La nouvelle loi, votée fin février au Bundestag, autorise les personnes résidant en Allemagne depuis au moins six mois à cultiver chez elles jusqu’à trois plants pour leur usage propre, ou à se procurer jusqu’à 50 grammes de cannabis séché par mois auprès des nouveaux « Clubs de cannabis », associations à but non lucratif.

« Cela va rester très encadré, beaucoup moins permissif que ce qu’on peut observer aux Pays-Bas », anticipe Jeanne Barseghian. « Ces clubs ne seront pas des lieux de consommation, il n’y aura pas de coffee-shop », insiste-t-elle. Intéressée par cette « approche prudente », la mairie va « observer ce qui va se passer en Allemagne, ce que cette législation va générer en termes d’usages, de politique de sécurité, de baisse -ou pas- des trafics, de santé publique ».

Un voeu pieu ?

« Et il me semblerait intéressant d’ouvrir une expérimentation à une échelle locale transfrontalière, qui permettrait de tester à Strasbourg ce qui va être mis en œuvre côté allemand », soutient la maire.

Elle défend cette idée en mettant en avant « l’expérience » et le savoir-faire local en matière de prévention et d’accompagnement des usagers de drogues, Strasbourg et Paris étant les deux seules villes de France à disposer d’une salle de consommation à moindre risque.

« Cette salle n’est que la partie visible de l’iceberg, on a tout un écosystème d’associations, des médecins, d’élus qui prennent ce sujet non pas dans une logique répressive mais sanitaire : une personne en situation d’addiction, c’est un problème de santé publique, il faut pouvoir l’accompagner pour sortir de cette addiction ».

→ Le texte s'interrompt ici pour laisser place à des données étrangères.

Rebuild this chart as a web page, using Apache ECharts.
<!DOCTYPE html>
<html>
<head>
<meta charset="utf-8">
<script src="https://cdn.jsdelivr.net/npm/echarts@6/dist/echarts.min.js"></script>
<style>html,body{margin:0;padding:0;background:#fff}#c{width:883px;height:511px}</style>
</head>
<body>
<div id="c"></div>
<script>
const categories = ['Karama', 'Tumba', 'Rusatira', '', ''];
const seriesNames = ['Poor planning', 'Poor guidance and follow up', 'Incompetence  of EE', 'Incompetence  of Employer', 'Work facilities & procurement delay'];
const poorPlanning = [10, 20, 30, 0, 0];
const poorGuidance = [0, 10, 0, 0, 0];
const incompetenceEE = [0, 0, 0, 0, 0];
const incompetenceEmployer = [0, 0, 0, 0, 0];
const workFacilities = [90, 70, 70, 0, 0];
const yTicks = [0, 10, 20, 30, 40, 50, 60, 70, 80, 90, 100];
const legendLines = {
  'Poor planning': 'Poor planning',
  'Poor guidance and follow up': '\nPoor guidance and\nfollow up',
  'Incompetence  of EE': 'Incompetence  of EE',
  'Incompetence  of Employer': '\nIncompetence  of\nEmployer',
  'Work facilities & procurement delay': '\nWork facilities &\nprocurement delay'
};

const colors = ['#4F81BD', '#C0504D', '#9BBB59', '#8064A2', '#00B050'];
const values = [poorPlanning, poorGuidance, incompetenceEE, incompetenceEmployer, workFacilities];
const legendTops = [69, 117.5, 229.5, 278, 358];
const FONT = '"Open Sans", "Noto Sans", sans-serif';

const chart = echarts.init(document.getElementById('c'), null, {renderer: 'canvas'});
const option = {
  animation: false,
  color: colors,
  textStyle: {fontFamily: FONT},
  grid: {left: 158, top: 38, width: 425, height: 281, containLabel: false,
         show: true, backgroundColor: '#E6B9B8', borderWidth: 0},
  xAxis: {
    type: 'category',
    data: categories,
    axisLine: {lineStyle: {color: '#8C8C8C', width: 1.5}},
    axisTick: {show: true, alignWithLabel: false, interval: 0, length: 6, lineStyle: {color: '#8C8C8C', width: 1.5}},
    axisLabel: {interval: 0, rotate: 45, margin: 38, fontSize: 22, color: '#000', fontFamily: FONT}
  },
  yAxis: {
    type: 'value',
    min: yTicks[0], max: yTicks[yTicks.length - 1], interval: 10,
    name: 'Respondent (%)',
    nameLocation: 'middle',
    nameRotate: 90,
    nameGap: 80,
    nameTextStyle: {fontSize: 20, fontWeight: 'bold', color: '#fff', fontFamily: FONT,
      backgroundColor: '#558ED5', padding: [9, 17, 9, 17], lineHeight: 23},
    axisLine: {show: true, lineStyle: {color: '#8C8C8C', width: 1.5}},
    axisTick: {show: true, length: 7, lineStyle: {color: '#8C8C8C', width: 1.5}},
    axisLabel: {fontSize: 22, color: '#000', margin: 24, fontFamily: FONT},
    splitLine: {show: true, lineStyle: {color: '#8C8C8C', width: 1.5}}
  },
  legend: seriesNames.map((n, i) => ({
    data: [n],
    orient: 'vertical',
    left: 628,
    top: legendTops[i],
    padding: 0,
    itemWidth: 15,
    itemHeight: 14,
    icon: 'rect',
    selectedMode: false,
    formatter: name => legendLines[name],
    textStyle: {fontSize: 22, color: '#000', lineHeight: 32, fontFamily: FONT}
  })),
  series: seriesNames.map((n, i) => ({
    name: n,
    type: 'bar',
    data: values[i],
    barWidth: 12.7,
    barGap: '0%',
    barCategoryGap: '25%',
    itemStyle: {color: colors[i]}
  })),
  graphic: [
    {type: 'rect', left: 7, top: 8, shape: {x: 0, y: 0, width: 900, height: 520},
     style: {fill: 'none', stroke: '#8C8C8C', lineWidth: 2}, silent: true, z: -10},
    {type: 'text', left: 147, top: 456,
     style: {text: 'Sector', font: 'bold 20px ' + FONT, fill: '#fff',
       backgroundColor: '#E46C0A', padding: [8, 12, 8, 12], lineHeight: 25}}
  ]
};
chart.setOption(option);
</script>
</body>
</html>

Néanmoins, la décision de mettre en place une telle expérimentation n’est pas du ressort des communes. Jeanne Barseghian espère trouver un soutien auprès des autorités nationales et compte s’appuyer sur le traité d’Aix-la-Chapelle, signé en 2019 entre la France et l’Allemagne et qui autorise des « dérogations » pour « la réalisation de projets transfrontaliers », notamment en matière « sanitaire ».